Le changement demandé n’est pas forcément de voir s’effacer une « dynastie ». Le rejet d’un passage de témoin d’un Zuccarelli à l’autre est certes exprimé par une frange de l’électorat, y compris au sein de la majorité municipale. Il est aussi souvent évoqué par les opposants. Mais il ne constitue pas un facteur clé de réussite ou d’échec. D’ailleurs, les éventuels adversaires de Jean Zuccarelli feraient bien de se méfier de la posture anti dynastique car, outre que certains d’entre eux ne sont pas à l’abri d’un effet boomerang, elle peut s’avérer contreproductive en créditant Jean Zuccarelli d’une légitimité à se réclamer être le seul garant d’un bilan plus que convenable. Les mêmes seraient aussi bien inspirés d’en finir avec l’ironie consistant à faire passer Jean Zuccarelli comme un « fraichement débarqué » de Paris. On ne peut à la fois stigmatiser la démarche de ce dernier et regretter que les Corses d’ailleurs se désintéressent de leur île ou répugnent à y revenir avant la retraite. Le changement n’est pas non plus forcément identifié à une remise en cause du leadership radical de gauche ou à un refus de reconduire une liste d’union de la gauche. Au fond, ces configurations politiques conviennent très bien à une société bastiaise qui équilibre son vivre ensemble entre le conservatisme des notables, l’esprit élitiste de « cercles éclairés  » et le caractère frondeur d’une grande proportion de la population. Le « compromis historique » mis en oeuvre par Jean Zuccarelli à la fin des années 1960 est loin d’être dépassé. Une gauche des notables aux commandes pour fixer un cap et rassurer, des communistes au charbon pour solidariser et canaliser, des socialistes et des entrants modérés aux balcons pour innover et élargir, la recette reste bonne. Même s’il conviendrait sans doute de faire un peu plus de place à la troisième composante. Avec le retrait d’Emile Zuccarelli, pour beaucoup de Bastiais, la question est moins de savoir s’il convient de changer de recette que de s’assurer que le successeur proposé sera à la hauteur.

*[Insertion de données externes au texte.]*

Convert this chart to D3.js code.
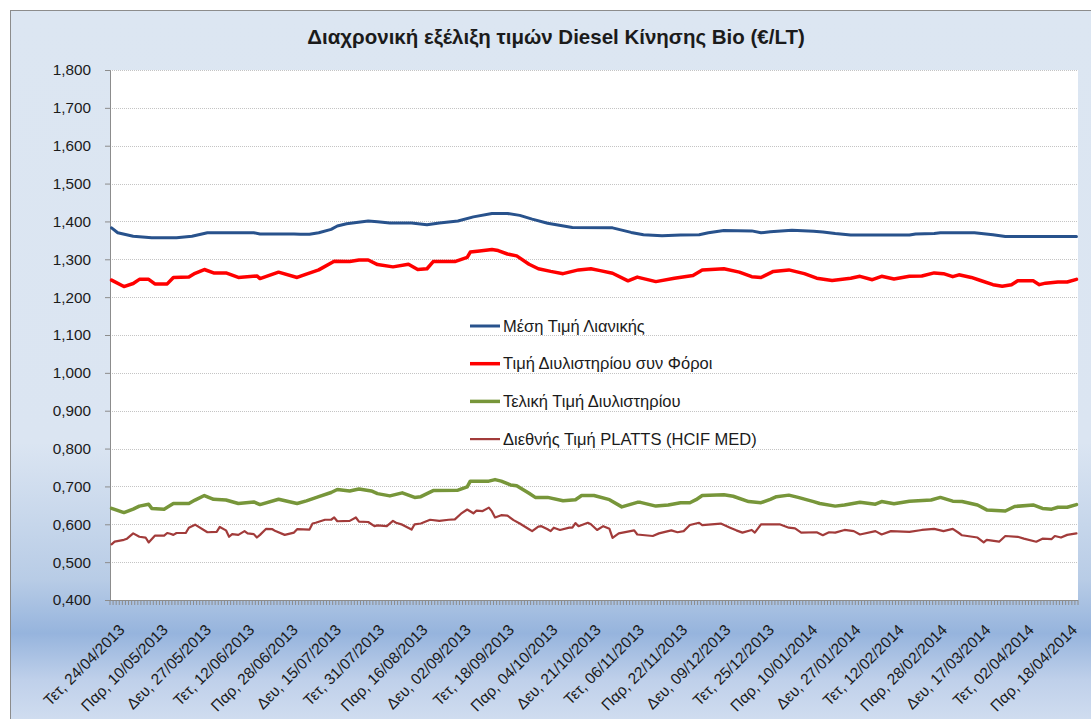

Oser une vision moins « sérieuse »

Alors quel changement devrait proposer Jean Zuccarelli pour fédérer et l’emporter ? D’abord, tout en en assurant qu’il agira dans la continuité d’une modération de bon aloi, il lui faudrait permettre l’émergence de « têtes nouvelles » incarnant sa volonté d’être luimême. Ensuite, il gagnerait sans doute à ouvrir les vannes du débat public et, aussi, à s’engager fortement à recevoir 5 sur 5 l’aspiration des citoyens à participer à la gestion de la cité en tant qu’interlocuteurs et acteurs reconnus. Il trouverait aussi sans doute avantage à développer une vision de Bastia moins « sérieuse » et moins convaincue que le progrès et le bien-être sont automatiquement présents dans la rigueur de la gestion, l’assurance de la technocratie communale, la culture un peu trop conventionnelle des élites et les dispositifs de solidarité sociale aussi efficaces soient-ils. Le Bastia des jeunes, des esprits entreprenants et des nouveaux arrivants n’exige pas forcément toutes les ruptures. Il reconnaît volontiers que le socle de la prospérité et du bonheur existe. Mais il aspire à une ville plus délurée qui affiche l’ambition de devenir un véritable pôle économique et technologique, qui assure la sécurité de ses habitants, qui préserve son environnement naturel, qui valorise son patrimoine architectural même si cela semble devoir coûter cher pour de vieilles pierres, qui soit aussi ludique que cultivée, qui ose aussi affirmer sa corsitude. Un Bastia qui en somme ne renie rien et ose davantage.